#### [TASK DESCRIPTION]
Everything from the first line of the data below through the line that contains "const fmt = (v)" should be written out exactly, please, and nothing more; the pictures stay out.

#### [INFORMATION SUPPLIED]

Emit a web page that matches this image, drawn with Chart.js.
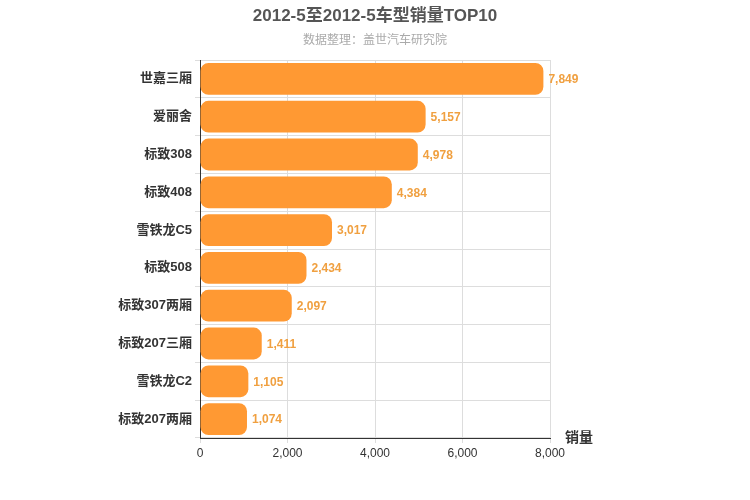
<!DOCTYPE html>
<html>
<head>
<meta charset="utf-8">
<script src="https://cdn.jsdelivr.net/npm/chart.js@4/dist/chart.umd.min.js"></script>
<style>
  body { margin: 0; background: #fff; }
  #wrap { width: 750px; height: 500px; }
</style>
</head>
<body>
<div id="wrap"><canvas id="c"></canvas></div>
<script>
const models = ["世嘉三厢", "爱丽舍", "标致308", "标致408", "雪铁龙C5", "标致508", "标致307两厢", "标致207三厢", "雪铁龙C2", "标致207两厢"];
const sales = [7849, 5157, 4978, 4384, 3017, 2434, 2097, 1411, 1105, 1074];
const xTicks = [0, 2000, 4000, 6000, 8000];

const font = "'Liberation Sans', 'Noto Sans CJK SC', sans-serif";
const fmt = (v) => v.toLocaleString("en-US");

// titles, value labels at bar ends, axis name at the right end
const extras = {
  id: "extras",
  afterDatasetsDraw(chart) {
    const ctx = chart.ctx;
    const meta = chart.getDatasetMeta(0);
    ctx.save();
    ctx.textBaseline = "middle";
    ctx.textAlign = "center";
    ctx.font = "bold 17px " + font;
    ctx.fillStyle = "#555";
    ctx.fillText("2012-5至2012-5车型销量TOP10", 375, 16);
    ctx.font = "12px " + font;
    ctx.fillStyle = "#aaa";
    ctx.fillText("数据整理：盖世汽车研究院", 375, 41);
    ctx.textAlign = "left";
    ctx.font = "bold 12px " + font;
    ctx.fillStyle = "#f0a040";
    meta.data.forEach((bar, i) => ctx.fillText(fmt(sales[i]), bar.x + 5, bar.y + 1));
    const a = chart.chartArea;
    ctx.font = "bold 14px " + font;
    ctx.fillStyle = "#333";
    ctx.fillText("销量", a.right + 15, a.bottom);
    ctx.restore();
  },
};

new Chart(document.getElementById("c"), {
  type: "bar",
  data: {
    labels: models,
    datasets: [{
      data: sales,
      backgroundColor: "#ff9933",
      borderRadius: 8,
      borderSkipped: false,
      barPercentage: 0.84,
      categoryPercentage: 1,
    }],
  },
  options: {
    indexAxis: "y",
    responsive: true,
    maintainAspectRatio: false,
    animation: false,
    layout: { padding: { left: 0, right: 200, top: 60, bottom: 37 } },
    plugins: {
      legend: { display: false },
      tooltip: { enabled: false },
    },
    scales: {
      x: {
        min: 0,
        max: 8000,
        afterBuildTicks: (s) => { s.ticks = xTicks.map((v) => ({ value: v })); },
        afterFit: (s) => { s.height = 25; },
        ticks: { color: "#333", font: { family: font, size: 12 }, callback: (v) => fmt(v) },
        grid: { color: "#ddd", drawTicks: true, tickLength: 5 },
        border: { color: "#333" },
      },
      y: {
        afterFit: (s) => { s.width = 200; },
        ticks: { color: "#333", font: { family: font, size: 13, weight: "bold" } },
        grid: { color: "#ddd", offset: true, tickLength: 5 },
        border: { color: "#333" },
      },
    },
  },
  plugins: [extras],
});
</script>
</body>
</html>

#### [RESULT FOR THIS TASK]
Emit a web page that matches this image, drawn with Chart.js.
<!DOCTYPE html>
<html>
<head>
<meta charset="utf-8">
<script src="https://cdn.jsdelivr.net/npm/chart.js@4/dist/chart.umd.min.js"></script>
<style>
  body { margin: 0; background: #fff; }
  #wrap { width: 750px; height: 500px; }
</style>
</head>
<body>
<div id="wrap"><canvas id="c"></canvas></div>
<script>
const models = ["世嘉三厢", "爱丽舍", "标致308", "标致408", "雪铁龙C5", "标致508", "标致307两厢", "标致207三厢", "雪铁龙C2", "标致207两厢"];
const sales = [7849, 5157, 4978, 4384, 3017, 2434, 2097, 1411, 1105, 1074];
const xTicks = [0, 2000, 4000, 6000, 8000];

const font = "'Liberation Sans', 'Noto Sans CJK SC', sans-serif";
const fmt = (v) => v.toLocaleString("en-US");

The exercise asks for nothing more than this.